Initial excavations began in 1996 and consisted of "digging a series of small holes around the site" for a period of two years, Ms. Fischer said. Finally, in 1998, remnants of structural foundations were discovered. Full-scale excavation began in 1999, with Ms. Fischer and her associates opening up an area measuring 190 feet by 72 feet, and continued for another three years. In addition to a cable thimble used to secure scenery, Ms. Fischer discovered indicators of both the orchestra pit and the stage itself.

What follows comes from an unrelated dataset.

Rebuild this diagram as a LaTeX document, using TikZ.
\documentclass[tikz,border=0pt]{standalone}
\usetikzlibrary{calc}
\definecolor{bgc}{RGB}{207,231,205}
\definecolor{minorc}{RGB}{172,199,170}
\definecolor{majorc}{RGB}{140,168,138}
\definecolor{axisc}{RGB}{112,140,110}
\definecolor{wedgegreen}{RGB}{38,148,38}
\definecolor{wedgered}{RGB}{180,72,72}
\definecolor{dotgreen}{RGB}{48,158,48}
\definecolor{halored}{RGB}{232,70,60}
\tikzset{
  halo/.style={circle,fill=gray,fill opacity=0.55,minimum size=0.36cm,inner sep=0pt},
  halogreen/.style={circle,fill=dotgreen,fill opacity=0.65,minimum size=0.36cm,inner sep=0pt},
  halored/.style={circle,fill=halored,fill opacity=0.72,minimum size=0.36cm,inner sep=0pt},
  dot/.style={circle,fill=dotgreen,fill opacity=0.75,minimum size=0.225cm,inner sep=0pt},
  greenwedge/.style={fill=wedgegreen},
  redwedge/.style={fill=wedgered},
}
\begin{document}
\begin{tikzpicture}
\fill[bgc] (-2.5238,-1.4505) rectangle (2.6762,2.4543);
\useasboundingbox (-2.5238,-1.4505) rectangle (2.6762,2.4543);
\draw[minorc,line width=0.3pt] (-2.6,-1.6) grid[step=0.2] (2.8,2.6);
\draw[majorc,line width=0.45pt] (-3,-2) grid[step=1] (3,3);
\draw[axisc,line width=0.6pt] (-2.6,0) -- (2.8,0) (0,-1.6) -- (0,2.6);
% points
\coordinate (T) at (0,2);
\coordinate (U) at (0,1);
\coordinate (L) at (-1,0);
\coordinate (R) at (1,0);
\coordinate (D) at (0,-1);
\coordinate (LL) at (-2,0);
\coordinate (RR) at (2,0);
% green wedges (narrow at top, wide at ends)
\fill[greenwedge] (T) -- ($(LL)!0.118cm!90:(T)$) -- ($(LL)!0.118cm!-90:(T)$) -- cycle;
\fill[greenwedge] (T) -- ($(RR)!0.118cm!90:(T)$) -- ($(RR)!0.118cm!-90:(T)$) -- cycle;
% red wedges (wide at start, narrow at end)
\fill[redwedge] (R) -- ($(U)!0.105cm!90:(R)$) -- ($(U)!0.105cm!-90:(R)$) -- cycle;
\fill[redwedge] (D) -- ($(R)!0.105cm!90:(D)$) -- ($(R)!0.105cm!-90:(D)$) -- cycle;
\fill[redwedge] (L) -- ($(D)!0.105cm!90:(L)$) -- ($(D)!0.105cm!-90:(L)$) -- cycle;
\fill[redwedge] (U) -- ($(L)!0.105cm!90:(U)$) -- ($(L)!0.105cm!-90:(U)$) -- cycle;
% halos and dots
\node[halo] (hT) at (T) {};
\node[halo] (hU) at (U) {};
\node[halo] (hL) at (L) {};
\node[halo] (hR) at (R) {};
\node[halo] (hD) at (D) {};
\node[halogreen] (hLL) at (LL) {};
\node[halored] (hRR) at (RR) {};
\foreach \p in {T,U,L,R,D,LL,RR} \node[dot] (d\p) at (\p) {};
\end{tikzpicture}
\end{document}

It would be another two years before all the artifacts were cleaned, inventoried and studied. In 2003 the foundation's curator of architecture, William Graham, and its senior architectural historian, Carl Lounsbury, embarked on Phase 2 of the project: the archival research and architectural fieldwork that would help fill in the gaps for reconstruction. They began by meeting with scholars of the 18th-century American stage, traveling as far afield as South Africa and the Czech Republic to visit archives and studying more than a dozen 18th-century playhouses scattered across Europe, from England to Sweden. "Most theater historians don't actually have to build anything," Mr. Lounsbury explained. "Having to actually build it makes a big difference."

From this research a clearer picture of the playhouse has emerged. One of Ms. Fischer's most significant findings was a large iron rod, now believed to have been part of a spiked fence near the stage used to keep audiences from rioting. Further archival research revealed no lobby to speak of. And at 270 seats, space was at a premium. "You had no more than 9 to 10 inches of seat space, compared to 40 inches today," Mr. Lounsbury said. "It would make economy-class airline seats seem luxurious." A large shed on the side of the theater is believed to have housed a greenroom and dressing rooms for the actors.

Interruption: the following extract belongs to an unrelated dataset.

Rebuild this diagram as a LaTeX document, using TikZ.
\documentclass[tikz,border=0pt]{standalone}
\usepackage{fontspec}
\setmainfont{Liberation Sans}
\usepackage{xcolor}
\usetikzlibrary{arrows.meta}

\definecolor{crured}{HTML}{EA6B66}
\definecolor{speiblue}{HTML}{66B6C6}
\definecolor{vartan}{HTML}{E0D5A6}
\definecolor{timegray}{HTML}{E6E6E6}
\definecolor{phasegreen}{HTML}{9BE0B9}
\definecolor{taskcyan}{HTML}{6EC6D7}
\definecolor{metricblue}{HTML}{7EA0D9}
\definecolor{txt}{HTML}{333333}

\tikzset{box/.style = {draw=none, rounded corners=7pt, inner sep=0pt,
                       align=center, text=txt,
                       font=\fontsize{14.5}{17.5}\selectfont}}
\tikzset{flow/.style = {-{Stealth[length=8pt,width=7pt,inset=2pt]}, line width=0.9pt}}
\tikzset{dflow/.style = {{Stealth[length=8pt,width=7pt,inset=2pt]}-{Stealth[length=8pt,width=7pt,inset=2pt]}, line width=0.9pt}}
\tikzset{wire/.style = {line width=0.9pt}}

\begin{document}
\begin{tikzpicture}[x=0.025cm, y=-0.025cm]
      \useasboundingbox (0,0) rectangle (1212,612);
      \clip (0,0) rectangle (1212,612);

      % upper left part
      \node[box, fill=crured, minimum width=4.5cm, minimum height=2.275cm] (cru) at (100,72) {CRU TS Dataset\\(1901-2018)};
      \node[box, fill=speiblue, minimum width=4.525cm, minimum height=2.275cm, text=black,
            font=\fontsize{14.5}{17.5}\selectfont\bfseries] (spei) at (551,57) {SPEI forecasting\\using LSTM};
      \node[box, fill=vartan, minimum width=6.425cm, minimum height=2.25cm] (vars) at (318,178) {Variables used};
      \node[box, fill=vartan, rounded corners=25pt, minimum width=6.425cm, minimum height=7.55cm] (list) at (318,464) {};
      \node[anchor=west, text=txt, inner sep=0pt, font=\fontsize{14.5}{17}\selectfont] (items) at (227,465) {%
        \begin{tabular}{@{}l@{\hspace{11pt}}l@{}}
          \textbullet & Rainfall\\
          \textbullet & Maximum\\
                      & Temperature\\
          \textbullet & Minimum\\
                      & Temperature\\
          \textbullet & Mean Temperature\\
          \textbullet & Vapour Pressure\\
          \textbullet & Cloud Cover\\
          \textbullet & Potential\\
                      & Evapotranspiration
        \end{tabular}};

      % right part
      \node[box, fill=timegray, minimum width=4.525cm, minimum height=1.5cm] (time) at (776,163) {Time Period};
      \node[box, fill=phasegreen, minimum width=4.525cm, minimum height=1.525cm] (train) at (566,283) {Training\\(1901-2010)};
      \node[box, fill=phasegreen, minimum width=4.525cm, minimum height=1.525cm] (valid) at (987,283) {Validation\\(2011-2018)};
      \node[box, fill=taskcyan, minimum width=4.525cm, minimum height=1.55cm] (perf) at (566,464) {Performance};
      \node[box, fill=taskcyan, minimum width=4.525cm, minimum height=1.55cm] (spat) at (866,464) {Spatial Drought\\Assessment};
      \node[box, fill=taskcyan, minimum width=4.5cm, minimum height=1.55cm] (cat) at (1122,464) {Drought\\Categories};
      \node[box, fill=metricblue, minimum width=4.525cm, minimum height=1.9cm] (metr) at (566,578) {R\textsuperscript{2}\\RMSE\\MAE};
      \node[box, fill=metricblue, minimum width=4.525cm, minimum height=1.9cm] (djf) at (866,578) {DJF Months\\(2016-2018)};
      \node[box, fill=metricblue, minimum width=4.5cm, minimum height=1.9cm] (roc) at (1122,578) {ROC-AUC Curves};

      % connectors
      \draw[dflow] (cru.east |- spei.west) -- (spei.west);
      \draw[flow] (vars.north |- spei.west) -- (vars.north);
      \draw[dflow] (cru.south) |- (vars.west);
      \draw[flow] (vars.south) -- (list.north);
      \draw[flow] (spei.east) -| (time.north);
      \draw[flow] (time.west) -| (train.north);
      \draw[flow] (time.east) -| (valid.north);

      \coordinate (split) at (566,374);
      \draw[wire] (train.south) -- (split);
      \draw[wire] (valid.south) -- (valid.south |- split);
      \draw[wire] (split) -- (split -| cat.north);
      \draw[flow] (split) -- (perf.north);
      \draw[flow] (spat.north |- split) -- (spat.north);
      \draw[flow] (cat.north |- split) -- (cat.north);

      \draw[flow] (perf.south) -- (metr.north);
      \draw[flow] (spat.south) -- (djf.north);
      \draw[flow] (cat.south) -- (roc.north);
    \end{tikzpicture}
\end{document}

According to the documentary evidence an evening at the Williamsburg theater would have been a long one, including a drama or tragedy, a comedy and several entr'actes. English plays would have constituted most of the material, although the Douglass company is known to have produced the first professional performance of an American-written play, Thomas Godfrey's "Prince of Parthia," in Philadelphia in 1767.

Shakespeare was perhaps the most popular dramatist of the age - "Richard III," "The Merchant of Venice" and "Othello" are all known to have been staged at the playhouse - with the later English and Irish playwrights John Gay, George Farquhar and Richard Cumberland also drawing crowds.

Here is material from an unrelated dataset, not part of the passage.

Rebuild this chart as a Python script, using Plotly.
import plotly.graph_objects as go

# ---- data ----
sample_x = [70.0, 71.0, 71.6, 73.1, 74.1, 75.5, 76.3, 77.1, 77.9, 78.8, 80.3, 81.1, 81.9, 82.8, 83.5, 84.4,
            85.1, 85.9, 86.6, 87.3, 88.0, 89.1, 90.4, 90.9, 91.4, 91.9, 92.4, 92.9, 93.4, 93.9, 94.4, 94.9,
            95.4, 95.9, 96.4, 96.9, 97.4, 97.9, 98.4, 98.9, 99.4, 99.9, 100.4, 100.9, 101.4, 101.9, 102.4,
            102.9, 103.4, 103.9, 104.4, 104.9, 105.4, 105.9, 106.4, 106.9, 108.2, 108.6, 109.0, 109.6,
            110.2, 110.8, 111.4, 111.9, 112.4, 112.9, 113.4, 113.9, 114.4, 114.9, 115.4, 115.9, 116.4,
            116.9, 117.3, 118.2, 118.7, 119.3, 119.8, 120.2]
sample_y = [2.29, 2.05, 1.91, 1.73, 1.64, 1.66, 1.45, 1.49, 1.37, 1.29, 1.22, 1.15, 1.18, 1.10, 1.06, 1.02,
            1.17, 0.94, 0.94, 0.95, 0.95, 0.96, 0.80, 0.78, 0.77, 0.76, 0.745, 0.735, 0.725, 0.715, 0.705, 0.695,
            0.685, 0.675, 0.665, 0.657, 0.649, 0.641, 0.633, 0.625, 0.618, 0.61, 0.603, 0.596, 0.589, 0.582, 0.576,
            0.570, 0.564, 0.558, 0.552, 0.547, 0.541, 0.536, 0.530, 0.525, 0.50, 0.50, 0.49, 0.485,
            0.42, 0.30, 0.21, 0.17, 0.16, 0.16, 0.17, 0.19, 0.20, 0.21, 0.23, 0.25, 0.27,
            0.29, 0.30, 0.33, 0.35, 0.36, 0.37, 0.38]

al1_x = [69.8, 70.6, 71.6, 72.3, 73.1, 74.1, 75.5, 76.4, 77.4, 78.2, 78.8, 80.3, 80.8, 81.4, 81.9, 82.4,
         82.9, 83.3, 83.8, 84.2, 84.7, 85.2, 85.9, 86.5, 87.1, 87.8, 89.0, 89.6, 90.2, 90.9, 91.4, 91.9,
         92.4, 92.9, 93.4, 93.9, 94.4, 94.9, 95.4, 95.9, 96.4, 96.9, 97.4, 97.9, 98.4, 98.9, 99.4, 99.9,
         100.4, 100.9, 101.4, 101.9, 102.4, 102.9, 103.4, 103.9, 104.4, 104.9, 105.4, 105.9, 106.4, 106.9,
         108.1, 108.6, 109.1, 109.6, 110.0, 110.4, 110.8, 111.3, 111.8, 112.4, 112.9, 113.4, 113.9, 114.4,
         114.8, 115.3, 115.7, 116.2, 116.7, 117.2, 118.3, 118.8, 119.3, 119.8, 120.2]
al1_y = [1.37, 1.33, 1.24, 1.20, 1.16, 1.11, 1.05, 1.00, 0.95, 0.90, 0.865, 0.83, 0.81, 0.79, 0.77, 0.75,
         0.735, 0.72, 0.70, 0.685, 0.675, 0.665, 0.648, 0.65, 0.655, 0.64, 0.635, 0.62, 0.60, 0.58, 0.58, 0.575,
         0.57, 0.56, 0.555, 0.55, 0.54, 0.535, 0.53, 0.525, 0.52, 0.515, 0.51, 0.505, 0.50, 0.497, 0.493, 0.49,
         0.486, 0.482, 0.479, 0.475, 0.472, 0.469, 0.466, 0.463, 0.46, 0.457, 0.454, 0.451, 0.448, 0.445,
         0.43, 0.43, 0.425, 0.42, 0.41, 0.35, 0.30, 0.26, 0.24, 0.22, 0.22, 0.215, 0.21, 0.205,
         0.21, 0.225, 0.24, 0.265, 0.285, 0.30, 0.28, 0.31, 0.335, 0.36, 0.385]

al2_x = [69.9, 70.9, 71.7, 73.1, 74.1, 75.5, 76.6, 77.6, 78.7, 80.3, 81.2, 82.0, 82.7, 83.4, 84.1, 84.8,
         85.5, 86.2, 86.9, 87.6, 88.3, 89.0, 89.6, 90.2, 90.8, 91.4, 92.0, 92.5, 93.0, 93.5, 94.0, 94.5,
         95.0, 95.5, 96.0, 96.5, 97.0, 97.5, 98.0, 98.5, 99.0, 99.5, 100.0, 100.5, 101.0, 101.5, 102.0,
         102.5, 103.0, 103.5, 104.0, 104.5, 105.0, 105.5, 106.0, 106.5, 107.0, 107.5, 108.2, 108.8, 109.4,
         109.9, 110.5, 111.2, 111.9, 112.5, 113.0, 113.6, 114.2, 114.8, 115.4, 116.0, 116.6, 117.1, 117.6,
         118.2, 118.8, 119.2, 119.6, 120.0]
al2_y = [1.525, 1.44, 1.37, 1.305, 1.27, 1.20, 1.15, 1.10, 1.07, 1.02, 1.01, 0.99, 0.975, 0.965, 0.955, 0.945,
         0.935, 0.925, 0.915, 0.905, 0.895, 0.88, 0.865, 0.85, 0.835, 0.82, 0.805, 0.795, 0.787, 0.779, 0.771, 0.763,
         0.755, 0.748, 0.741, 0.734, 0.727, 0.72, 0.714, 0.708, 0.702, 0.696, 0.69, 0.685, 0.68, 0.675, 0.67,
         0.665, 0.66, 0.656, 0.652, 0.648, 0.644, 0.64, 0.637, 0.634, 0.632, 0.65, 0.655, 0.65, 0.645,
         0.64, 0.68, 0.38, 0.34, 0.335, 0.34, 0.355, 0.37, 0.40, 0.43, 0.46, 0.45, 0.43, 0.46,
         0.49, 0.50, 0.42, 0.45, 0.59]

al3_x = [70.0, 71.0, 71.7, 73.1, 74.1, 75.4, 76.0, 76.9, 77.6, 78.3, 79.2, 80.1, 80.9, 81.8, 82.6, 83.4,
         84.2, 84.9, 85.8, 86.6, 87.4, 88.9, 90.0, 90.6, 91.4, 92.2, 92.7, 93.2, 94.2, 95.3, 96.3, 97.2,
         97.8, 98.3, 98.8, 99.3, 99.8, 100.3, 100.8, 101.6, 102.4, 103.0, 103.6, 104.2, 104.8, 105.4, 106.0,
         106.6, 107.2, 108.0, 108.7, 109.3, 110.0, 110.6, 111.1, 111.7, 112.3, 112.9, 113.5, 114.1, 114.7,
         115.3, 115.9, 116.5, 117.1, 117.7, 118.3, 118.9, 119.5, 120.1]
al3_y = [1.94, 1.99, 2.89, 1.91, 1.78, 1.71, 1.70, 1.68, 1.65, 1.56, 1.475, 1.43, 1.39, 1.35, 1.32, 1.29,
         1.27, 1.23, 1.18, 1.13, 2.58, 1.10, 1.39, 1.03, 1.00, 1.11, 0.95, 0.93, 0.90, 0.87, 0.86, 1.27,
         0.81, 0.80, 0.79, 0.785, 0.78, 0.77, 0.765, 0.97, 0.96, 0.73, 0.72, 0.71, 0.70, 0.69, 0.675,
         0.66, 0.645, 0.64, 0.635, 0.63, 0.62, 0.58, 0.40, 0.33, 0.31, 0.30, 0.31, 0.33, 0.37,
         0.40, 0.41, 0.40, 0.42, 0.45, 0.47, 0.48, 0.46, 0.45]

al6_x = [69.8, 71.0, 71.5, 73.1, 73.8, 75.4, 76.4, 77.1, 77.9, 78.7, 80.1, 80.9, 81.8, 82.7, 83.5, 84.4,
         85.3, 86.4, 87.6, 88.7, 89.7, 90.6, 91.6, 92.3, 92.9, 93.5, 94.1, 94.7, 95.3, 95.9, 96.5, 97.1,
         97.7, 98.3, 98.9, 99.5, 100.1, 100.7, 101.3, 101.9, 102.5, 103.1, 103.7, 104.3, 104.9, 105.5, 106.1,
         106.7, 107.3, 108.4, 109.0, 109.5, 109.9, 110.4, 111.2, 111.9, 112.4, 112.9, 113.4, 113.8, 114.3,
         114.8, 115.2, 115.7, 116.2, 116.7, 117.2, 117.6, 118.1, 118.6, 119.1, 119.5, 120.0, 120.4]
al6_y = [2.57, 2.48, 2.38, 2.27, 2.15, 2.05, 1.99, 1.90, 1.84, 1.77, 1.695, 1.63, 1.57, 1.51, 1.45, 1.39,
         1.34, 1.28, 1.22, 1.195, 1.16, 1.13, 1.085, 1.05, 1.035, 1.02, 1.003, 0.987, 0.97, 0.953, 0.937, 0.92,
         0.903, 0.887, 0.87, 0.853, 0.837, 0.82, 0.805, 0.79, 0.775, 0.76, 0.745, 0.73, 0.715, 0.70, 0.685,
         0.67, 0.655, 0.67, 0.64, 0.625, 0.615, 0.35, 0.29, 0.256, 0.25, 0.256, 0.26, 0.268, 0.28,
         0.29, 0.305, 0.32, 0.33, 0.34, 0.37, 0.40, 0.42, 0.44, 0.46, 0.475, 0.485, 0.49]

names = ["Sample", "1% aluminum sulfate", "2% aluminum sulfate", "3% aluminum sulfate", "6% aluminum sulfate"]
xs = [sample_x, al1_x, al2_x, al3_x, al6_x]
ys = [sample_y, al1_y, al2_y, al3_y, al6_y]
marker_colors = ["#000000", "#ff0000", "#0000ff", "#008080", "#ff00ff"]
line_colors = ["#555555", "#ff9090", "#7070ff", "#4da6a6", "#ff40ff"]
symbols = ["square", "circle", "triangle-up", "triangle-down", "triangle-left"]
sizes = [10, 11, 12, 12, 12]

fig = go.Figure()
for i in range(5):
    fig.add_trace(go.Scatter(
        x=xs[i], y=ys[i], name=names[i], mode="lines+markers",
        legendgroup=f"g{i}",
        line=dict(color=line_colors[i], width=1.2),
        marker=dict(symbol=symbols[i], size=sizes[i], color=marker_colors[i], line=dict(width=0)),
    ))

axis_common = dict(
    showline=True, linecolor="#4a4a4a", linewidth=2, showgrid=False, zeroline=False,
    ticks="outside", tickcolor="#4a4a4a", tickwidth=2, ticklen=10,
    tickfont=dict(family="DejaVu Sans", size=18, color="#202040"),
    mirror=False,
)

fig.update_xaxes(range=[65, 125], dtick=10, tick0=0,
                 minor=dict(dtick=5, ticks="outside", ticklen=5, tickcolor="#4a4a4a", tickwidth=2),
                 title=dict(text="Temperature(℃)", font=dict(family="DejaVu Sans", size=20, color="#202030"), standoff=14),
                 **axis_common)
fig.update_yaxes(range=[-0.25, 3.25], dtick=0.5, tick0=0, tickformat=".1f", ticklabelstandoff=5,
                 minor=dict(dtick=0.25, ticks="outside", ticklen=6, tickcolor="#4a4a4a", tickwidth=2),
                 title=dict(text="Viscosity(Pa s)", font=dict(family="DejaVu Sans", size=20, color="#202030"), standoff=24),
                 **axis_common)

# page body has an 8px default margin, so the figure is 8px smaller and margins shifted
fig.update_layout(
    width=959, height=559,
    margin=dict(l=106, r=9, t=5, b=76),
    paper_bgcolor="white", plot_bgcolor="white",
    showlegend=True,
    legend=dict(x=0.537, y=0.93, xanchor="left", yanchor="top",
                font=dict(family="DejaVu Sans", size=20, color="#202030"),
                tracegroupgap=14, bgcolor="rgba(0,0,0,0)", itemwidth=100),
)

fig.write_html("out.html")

The Williamsburg theater "was basically part of the English tradition," Mr. Graham explained. "In its structure and its repertory it could have easily been a theater in England."

So perhaps it is no wonder that the playhouse fell into disrepair and was destroyed during the American Revolution. So far the reconstruction of the playhouse has been entirely imaginary. Conference attendees will be able to experience a computer-based "virtual reconstruction" of the theater, completed in association with the University of Virginia's Institute for Advanced Technology in the Humanities. "We designed everything on computer," Mr. Graham said, "down to the nails."

But plans for an actual full-scale reconstruction remain on the table, Mr. Carson said, with the major obstacle the $35 million price tag. "My dream," he said, "is to put together a theater company that would perform archaeologically correct 18th-century plays during the day and modern plays in the evening."

If this happens, the Williamsburg Playhouse will become the oldest functioning theater built on its original foundations in America, and one of only a handful of functioning 18th-century theaters around the world. But Mr. Carson puts the importance of this project in other terms.

"The Williamsburg Playhouse," he said, "was the gateway to some of the most exciting ideas to enter the colony. Williamsburg is incomplete without a theater."